* Begin Task data *
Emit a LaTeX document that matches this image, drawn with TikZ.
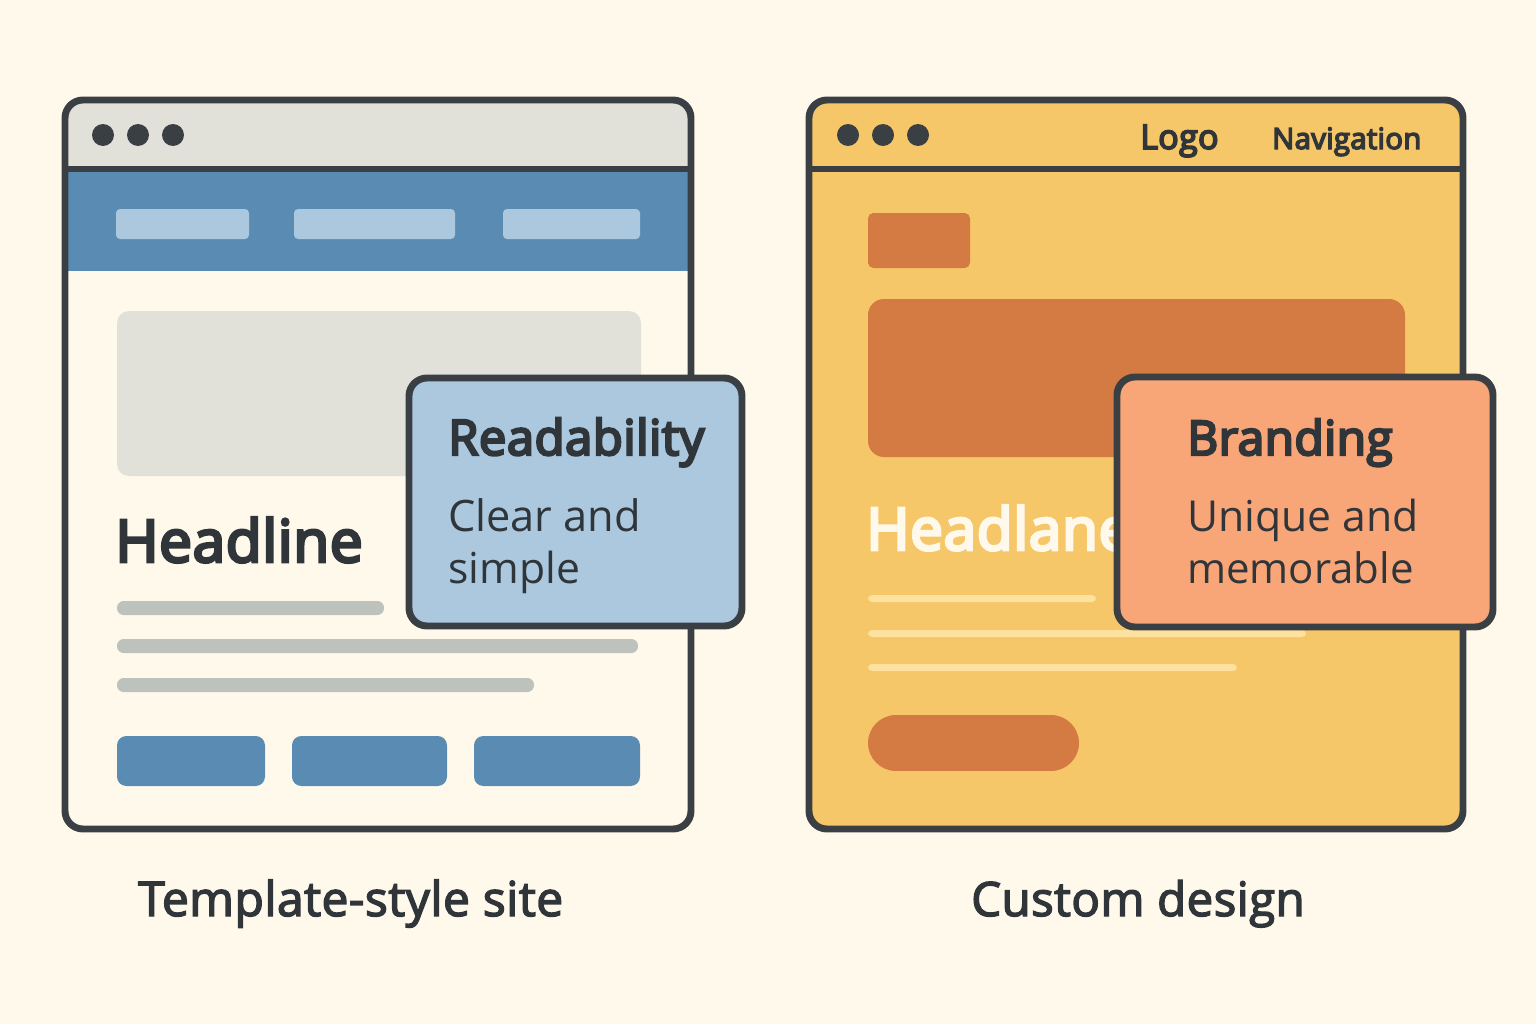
* End Task data *
* Begin Task data *
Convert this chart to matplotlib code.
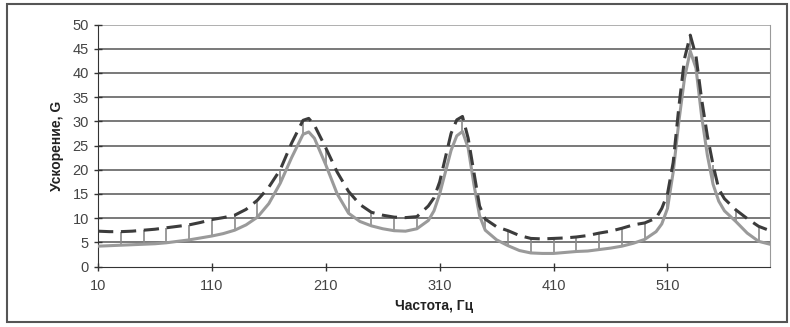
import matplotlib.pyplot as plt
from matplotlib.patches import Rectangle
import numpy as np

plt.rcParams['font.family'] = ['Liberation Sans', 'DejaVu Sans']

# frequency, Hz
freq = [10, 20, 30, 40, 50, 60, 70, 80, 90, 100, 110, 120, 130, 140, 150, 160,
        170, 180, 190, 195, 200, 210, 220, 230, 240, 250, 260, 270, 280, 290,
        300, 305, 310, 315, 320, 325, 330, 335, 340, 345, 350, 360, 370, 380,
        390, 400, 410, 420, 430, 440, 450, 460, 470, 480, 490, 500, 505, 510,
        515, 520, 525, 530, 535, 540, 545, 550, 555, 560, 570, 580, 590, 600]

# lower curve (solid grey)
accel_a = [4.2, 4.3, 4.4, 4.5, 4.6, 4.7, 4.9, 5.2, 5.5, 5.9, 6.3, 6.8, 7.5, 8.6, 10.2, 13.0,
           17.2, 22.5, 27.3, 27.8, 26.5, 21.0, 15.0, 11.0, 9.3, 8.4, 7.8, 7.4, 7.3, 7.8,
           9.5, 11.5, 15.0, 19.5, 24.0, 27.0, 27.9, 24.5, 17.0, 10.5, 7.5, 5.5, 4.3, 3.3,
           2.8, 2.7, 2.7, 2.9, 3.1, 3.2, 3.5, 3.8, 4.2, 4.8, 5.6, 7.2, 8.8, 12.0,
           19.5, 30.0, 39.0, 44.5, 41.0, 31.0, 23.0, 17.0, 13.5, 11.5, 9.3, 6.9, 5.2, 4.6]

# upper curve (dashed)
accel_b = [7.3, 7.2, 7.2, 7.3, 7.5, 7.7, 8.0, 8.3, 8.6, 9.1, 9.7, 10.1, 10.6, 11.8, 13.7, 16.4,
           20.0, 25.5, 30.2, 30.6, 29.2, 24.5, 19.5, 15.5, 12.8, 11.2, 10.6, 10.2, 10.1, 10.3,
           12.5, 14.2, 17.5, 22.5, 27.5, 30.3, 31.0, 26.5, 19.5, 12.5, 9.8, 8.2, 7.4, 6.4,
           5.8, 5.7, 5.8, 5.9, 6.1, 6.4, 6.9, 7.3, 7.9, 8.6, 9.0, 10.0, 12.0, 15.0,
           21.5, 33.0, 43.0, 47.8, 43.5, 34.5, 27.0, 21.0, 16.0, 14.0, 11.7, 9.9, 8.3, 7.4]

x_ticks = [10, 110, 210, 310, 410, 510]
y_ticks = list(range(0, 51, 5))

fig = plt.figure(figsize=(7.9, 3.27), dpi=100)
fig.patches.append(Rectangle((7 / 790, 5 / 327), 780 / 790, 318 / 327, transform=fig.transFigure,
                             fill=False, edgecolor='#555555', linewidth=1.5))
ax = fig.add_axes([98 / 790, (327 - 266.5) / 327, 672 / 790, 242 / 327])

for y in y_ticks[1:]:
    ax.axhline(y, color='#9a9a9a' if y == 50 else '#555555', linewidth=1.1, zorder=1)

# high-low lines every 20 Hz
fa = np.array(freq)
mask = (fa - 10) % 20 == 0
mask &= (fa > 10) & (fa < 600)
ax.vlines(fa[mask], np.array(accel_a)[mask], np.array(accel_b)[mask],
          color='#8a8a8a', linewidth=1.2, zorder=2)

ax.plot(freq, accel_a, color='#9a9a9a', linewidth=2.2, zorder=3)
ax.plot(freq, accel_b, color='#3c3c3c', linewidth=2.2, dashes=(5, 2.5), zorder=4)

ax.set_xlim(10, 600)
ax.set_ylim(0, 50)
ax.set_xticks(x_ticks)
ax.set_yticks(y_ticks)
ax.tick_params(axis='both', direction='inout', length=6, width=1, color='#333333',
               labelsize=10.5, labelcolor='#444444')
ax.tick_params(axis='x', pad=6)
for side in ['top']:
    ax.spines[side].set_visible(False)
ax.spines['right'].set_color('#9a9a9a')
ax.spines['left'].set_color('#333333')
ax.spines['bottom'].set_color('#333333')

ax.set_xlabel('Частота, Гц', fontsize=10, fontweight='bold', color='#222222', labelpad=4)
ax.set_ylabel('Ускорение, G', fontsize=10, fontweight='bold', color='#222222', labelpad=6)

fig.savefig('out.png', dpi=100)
* End Task data *
* Begin Task data *
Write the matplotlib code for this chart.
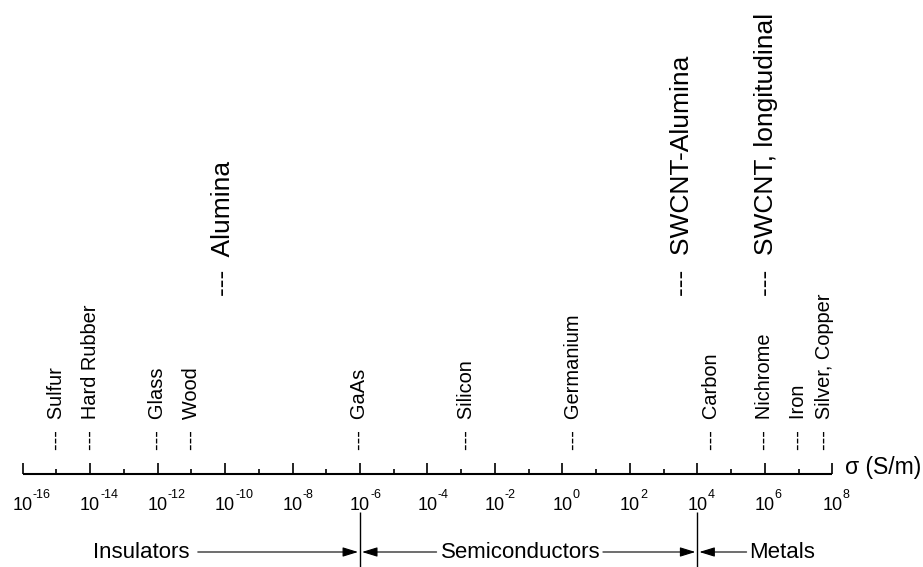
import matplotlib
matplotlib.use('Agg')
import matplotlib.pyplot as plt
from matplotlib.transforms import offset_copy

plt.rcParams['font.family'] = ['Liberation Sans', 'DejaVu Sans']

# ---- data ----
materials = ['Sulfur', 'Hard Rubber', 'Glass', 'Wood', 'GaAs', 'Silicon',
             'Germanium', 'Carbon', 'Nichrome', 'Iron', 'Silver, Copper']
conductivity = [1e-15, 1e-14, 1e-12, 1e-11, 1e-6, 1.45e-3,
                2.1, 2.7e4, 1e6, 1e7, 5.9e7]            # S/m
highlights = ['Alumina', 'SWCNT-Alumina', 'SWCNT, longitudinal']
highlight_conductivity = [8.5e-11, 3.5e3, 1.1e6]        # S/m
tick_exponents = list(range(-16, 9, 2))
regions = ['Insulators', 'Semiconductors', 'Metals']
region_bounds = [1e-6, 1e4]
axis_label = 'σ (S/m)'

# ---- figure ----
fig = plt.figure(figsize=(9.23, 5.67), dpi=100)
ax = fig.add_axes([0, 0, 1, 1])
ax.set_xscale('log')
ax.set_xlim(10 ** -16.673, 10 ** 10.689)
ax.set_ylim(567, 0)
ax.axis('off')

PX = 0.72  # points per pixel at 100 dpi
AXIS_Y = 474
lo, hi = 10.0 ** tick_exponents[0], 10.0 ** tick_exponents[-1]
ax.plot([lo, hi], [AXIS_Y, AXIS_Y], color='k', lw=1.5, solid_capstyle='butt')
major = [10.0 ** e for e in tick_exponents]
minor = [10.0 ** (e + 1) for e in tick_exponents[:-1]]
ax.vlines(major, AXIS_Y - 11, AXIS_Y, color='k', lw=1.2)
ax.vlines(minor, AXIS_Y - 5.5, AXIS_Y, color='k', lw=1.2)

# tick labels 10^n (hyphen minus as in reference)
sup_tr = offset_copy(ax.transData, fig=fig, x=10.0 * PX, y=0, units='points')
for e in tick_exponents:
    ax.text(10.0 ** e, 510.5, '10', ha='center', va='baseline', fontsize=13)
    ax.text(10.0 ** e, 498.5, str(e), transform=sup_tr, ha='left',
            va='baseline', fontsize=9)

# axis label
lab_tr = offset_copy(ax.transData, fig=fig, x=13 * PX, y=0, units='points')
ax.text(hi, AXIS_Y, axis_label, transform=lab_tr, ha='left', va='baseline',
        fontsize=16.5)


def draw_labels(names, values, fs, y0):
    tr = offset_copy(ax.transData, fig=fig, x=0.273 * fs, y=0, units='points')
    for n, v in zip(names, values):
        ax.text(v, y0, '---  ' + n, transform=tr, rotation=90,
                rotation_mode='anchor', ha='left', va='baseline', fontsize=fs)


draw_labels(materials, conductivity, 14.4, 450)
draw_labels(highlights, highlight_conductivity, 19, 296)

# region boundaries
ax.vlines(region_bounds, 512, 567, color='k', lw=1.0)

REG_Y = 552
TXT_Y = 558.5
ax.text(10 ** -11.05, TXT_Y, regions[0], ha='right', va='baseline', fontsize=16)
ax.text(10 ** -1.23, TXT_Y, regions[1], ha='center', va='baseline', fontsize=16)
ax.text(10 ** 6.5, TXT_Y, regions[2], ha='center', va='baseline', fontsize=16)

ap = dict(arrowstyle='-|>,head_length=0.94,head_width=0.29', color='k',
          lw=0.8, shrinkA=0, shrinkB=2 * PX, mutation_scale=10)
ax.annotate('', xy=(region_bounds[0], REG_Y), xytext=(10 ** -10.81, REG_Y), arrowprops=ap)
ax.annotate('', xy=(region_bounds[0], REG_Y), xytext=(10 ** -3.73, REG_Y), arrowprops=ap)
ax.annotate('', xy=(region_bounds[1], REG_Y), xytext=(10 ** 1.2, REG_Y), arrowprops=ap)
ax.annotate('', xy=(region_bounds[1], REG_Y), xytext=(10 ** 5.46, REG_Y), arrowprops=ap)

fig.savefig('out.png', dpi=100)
* End Task data *
# The request:
Determine the number of lines in the entries above where the string "code" appears. Answer with the number alone.

# Solution to this problem:
2